What is being asked: Write the material out again in full, word for word. Do not include the pictures.

Collected data:
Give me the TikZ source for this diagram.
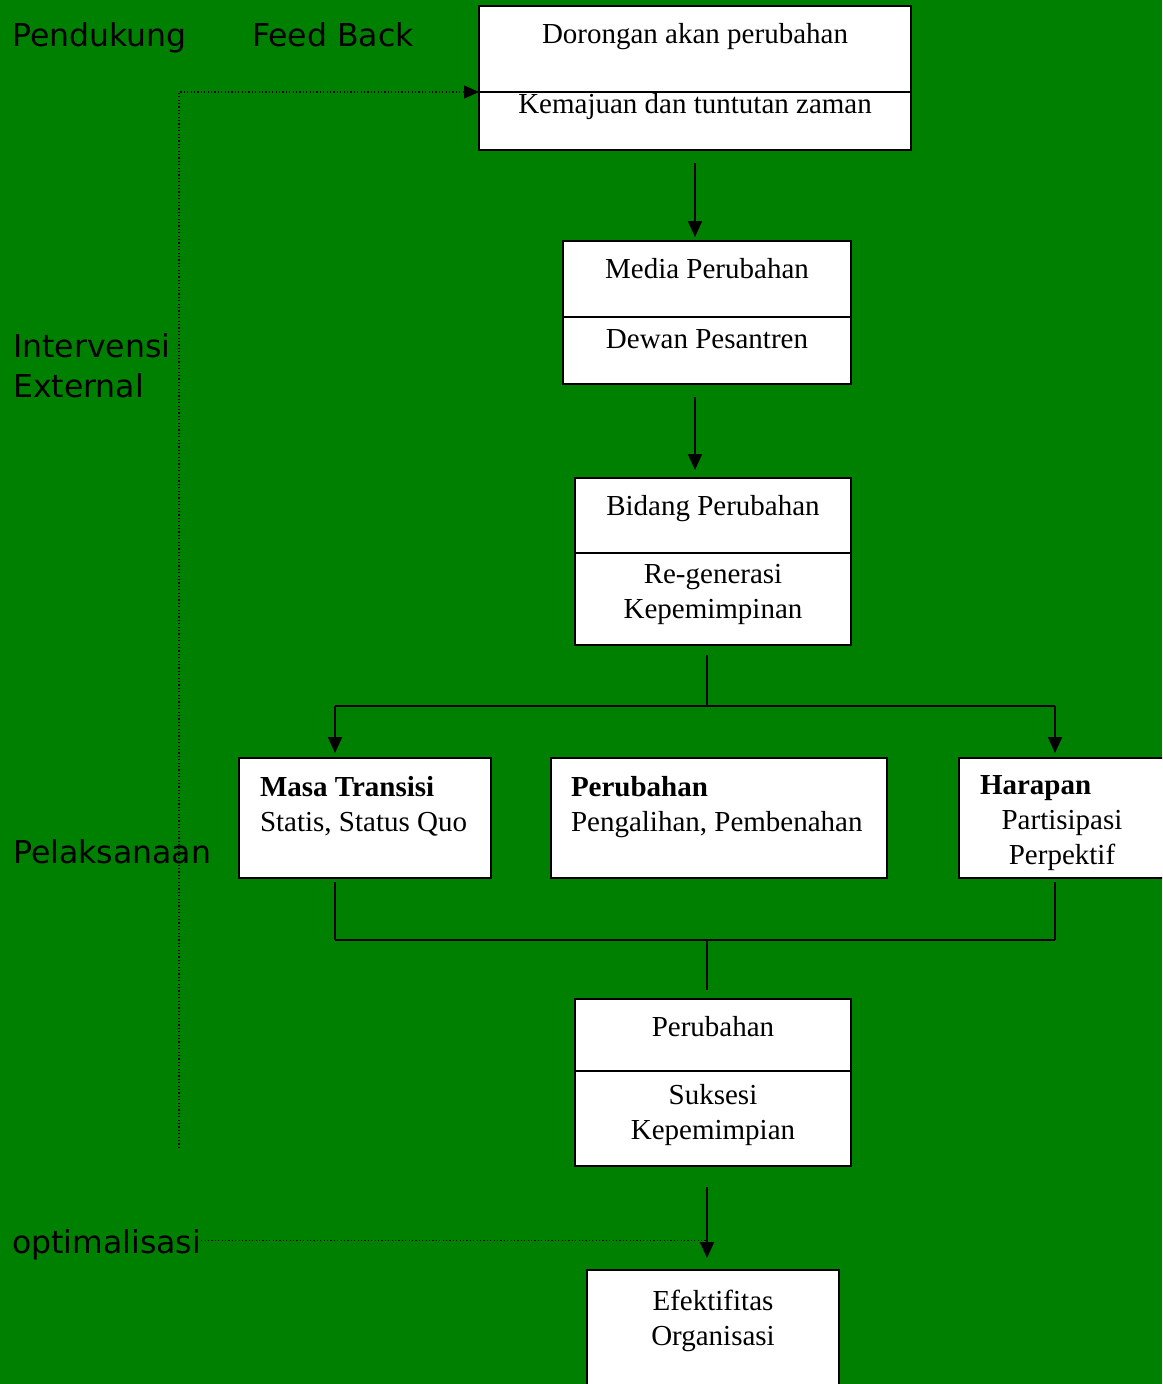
\documentclass[tikz,border=0pt]{standalone}
\usepackage{fontspec}
\setmainfont{Liberation Serif}
\newfontfamily\sidefont{DejaVu Sans}
\usepackage{tikz}
\usetikzlibrary{arrows.meta, positioning, calc}
\definecolor{bggreen}{RGB}{0,128,0}
\newcommand{\partfont}{\fontsize{29}{35}\selectfont}
\newcommand{\sidelabelfont}{\sidefont\fontsize{31.5}{40}\selectfont}
\tikzset{
  part/.style={rectangle, draw=black, fill=white, line width=2pt,
    inner sep=0pt, outer sep=0pt, align=flush center, font=\partfont},
  sidelabel/.style={font=\sidelabelfont, text=black, inner sep=0pt,
    anchor=base west, align=flush left, text width=220pt},
  arrow/.style={-{Triangle[length=16pt, width=14pt]}, line width=2pt, color=black},
  line/.style={line width=2pt, color=black},
  feedback/.style={line width=1.2pt, dash pattern=on 1.2pt off 2.2pt, color=black}
}

\begin{document}
\begin{tikzpicture}[x=1pt, y=-1pt]

  % Page
  \useasboundingbox (0,0) rectangle (1162,1384);
  \clip (0,0) rectangle (1162,1384);
  \fill[bggreen] (0,0) rectangle (1162,1384);

  % Side labels
  \node[sidelabel] (pendukung) at (12,46) {Pendukung};
  \node[sidelabel] (feedback) at (252,46) {Feed Back};
  \node[sidelabel] (intervensi) at (13,357) {Intervensi\\External};
  \node[sidelabel] (pelaksanaan) at (13,863) {Pelaksanaan};
  \node[sidelabel, text width=] (optimalisasi) at (12,1253) {optimalisasi};

  % Dorongan
  \node[part, text width=432pt, text height=37pt, text depth=49pt, anchor=north]
    (dorongan) at (695,6) {Dorongan akan perubahan};
  \node[part, text width=432pt, text height=21pt, text depth=37pt, below=0pt of dorongan]
    (kemajuan) {Kemajuan dan tuntutan zaman};

  % Media
  \node[part, text width=288pt, text height=37pt, text depth=39pt, anchor=north]
    (media) at (707,241) {Media Perubahan};
  \node[part, text width=288pt, text height=31pt, text depth=36pt, below=0pt of media]
    (dewan) {Dewan Pesantren};

  % Bidang
  \node[part, text width=276pt, text height=37pt, text depth=38pt, anchor=north]
    (bidang) at (713,478) {Bidang Perubahan};
  \node[part, text width=276pt, text height=30pt, text depth=62pt, below=0pt of bidang]
    (regenerasi) {Re-generasi\\Kepemimpinan};

  % Pelaksanaan
  \node[part, inner xsep=21pt, text width=210pt, text height=38pt, text depth=82pt,
    align=flush left, anchor=north] (masa) at (365,758)
    {\textbf{Masa Transisi}\\\mbox{Statis, Status Quo}};
  \node[part, inner xsep=20pt, text width=296pt, text height=38pt, text depth=82pt,
    align=flush left, anchor=north] (pengalihan) at (719,758)
    {\textbf{Perubahan}\\Pengalihan, Pembenahan};
  \node[part, inner xsep=21pt, text width=164pt, text height=36pt, text depth=84pt,
    anchor=north] (harapan) at (1062,758)
    {\makebox[164pt][l]{\textbf{Harapan}}\\Partisipasi\\Perpektif};

  % Perubahan
  \node[part, text width=276pt, text height=37pt, text depth=35pt, anchor=north]
    (perubahan) at (713,999) {Perubahan};
  \node[part, text width=276pt, text height=33pt, text depth=62pt, below=0pt of perubahan]
    (suksesi) {Suksesi\\Kepemimpian};

  % Efektifitas
  \node[part, text width=252pt, text height=40pt, text depth=130pt, anchor=north]
    (efektif) at (713,1270) {Efektifitas\\Organisasi};

  % Junctions
  \coordinate (split) at (707,706);
  \coordinate (splitL) at (335,706);
  \coordinate (splitR) at (1055,706);
  \coordinate (join) at (707,940);
  \coordinate (joinL) at (335,940);
  \coordinate (joinR) at (1055,940);
  \coordinate (fbstart) at (179,1148);

  % Connections
  \draw[arrow, shorten <=13pt, shorten >=4pt] (kemajuan.south) -- (kemajuan.south |- media.north);
  \draw[arrow, shorten <=13pt, shorten >=8pt] (kemajuan.south |- dewan.south) -- (kemajuan.south |- bidang.north);
  \draw[line, shorten <=10pt] (split |- regenerasi.south) -- (split);
  \draw[line] (splitL) -- (splitR);
  \draw[arrow, shorten >=5pt] (splitL) -- (splitL |- masa.north);
  \draw[arrow, shorten >=5pt] (splitR) -- (splitR |- harapan.north);

  \draw[line, shorten <=4pt] (joinL |- masa.south) -- (joinL);
  \draw[line, shorten <=4pt] (joinR |- harapan.south) -- (joinR);
  \draw[line] (joinL) -- (joinR);
  \draw[line, shorten >=9pt] (join) -- (join |- perubahan.north);
  \draw[arrow, shorten <=21pt, shorten >=12pt] (join |- suksesi.south) -- (join |- efektif.north);

  % Feedback
  \draw[feedback, -{Triangle[length=15pt, width=13pt]}] (fbstart) |- (kemajuan.north west);
  \draw[feedback] ([yshift=4pt]optimalisasi.east) -- ([yshift=4pt]optimalisasi.east -| join);

\end{tikzpicture}
\end{document}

Answer to the problem:
Give me the TikZ source for this diagram.
\documentclass[tikz,border=0pt]{standalone}
\usepackage{fontspec}
\setmainfont{Liberation Serif}
\newfontfamily\sidefont{DejaVu Sans}
\usepackage{tikz}
\usetikzlibrary{arrows.meta, positioning, calc}
\definecolor{bggreen}{RGB}{0,128,0}
\newcommand{\partfont}{\fontsize{29}{35}\selectfont}
\newcommand{\sidelabelfont}{\sidefont\fontsize{31.5}{40}\selectfont}
\tikzset{
  part/.style={rectangle, draw=black, fill=white, line width=2pt,
    inner sep=0pt, outer sep=0pt, align=flush center, font=\partfont},
  sidelabel/.style={font=\sidelabelfont, text=black, inner sep=0pt,
    anchor=base west, align=flush left, text width=220pt},
  arrow/.style={-{Triangle[length=16pt, width=14pt]}, line width=2pt, color=black},
  line/.style={line width=2pt, color=black},
  feedback/.style={line width=1.2pt, dash pattern=on 1.2pt off 2.2pt, color=black}
}

\begin{document}
\begin{tikzpicture}[x=1pt, y=-1pt]

  % Page
  \useasboundingbox (0,0) rectangle (1162,1384);
  \clip (0,0) rectangle (1162,1384);
  \fill[bggreen] (0,0) rectangle (1162,1384);

  % Side labels
  \node[sidelabel] (pendukung) at (12,46) {Pendukung};
  \node[sidelabel] (feedback) at (252,46) {Feed Back};
  \node[sidelabel] (intervensi) at (13,357) {Intervensi\\External};
  \node[sidelabel] (pelaksanaan) at (13,863) {Pelaksanaan};
  \node[sidelabel, text width=] (optimalisasi) at (12,1253) {optimalisasi};

  % Dorongan
  \node[part, text width=432pt, text height=37pt, text depth=49pt, anchor=north]
    (dorongan) at (695,6) {Dorongan akan perubahan};
  \node[part, text width=432pt, text height=21pt, text depth=37pt, below=0pt of dorongan]
    (kemajuan) {Kemajuan dan tuntutan zaman};

  % Media
  \node[part, text width=288pt, text height=37pt, text depth=39pt, anchor=north]
    (media) at (707,241) {Media Perubahan};
  \node[part, text width=288pt, text height=31pt, text depth=36pt, below=0pt of media]
    (dewan) {Dewan Pesantren};

  % Bidang
  \node[part, text width=276pt, text height=37pt, text depth=38pt, anchor=north]
    (bidang) at (713,478) {Bidang Perubahan};
  \node[part, text width=276pt, text height=30pt, text depth=62pt, below=0pt of bidang]
    (regenerasi) {Re-generasi\\Kepemimpinan};

  % Pelaksanaan
  \node[part, inner xsep=21pt, text width=210pt, text height=38pt, text depth=82pt,
    align=flush left, anchor=north] (masa) at (365,758)
    {\textbf{Masa Transisi}\\\mbox{Statis, Status Quo}};
  \node[part, inner xsep=20pt, text width=296pt, text height=38pt, text depth=82pt,
    align=flush left, anchor=north] (pengalihan) at (719,758)
    {\textbf{Perubahan}\\Pengalihan, Pembenahan};
  \node[part, inner xsep=21pt, text width=164pt, text height=36pt, text depth=84pt,
    anchor=north] (harapan) at (1062,758)
    {\makebox[164pt][l]{\textbf{Harapan}}\\Partisipasi\\Perpektif};

  % Perubahan
  \node[part, text width=276pt, text height=37pt, text depth=35pt, anchor=north]
    (perubahan) at (713,999) {Perubahan};
  \node[part, text width=276pt, text height=33pt, text depth=62pt, below=0pt of perubahan]
    (suksesi) {Suksesi\\Kepemimpian};

  % Efektifitas
  \node[part, text width=252pt, text height=40pt, text depth=130pt, anchor=north]
    (efektif) at (713,1270) {Efektifitas\\Organisasi};

  % Junctions
  \coordinate (split) at (707,706);
  \coordinate (splitL) at (335,706);
  \coordinate (splitR) at (1055,706);
  \coordinate (join) at (707,940);
  \coordinate (joinL) at (335,940);
  \coordinate (joinR) at (1055,940);
  \coordinate (fbstart) at (179,1148);

  % Connections
  \draw[arrow, shorten <=13pt, shorten >=4pt] (kemajuan.south) -- (kemajuan.south |- media.north);
  \draw[arrow, shorten <=13pt, shorten >=8pt] (kemajuan.south |- dewan.south) -- (kemajuan.south |- bidang.north);
  \draw[line, shorten <=10pt] (split |- regenerasi.south) -- (split);
  \draw[line] (splitL) -- (splitR);
  \draw[arrow, shorten >=5pt] (splitL) -- (splitL |- masa.north);
  \draw[arrow, shorten >=5pt] (splitR) -- (splitR |- harapan.north);

  \draw[line, shorten <=4pt] (joinL |- masa.south) -- (joinL);
  \draw[line, shorten <=4pt] (joinR |- harapan.south) -- (joinR);
  \draw[line] (joinL) -- (joinR);
  \draw[line, shorten >=9pt] (join) -- (join |- perubahan.north);
  \draw[arrow, shorten <=21pt, shorten >=12pt] (join |- suksesi.south) -- (join |- efektif.north);

  % Feedback
  \draw[feedback, -{Triangle[length=15pt, width=13pt]}] (fbstart) |- (kemajuan.north west);
  \draw[feedback] ([yshift=4pt]optimalisasi.east) -- ([yshift=4pt]optimalisasi.east -| join);

\end{tikzpicture}
\end{document}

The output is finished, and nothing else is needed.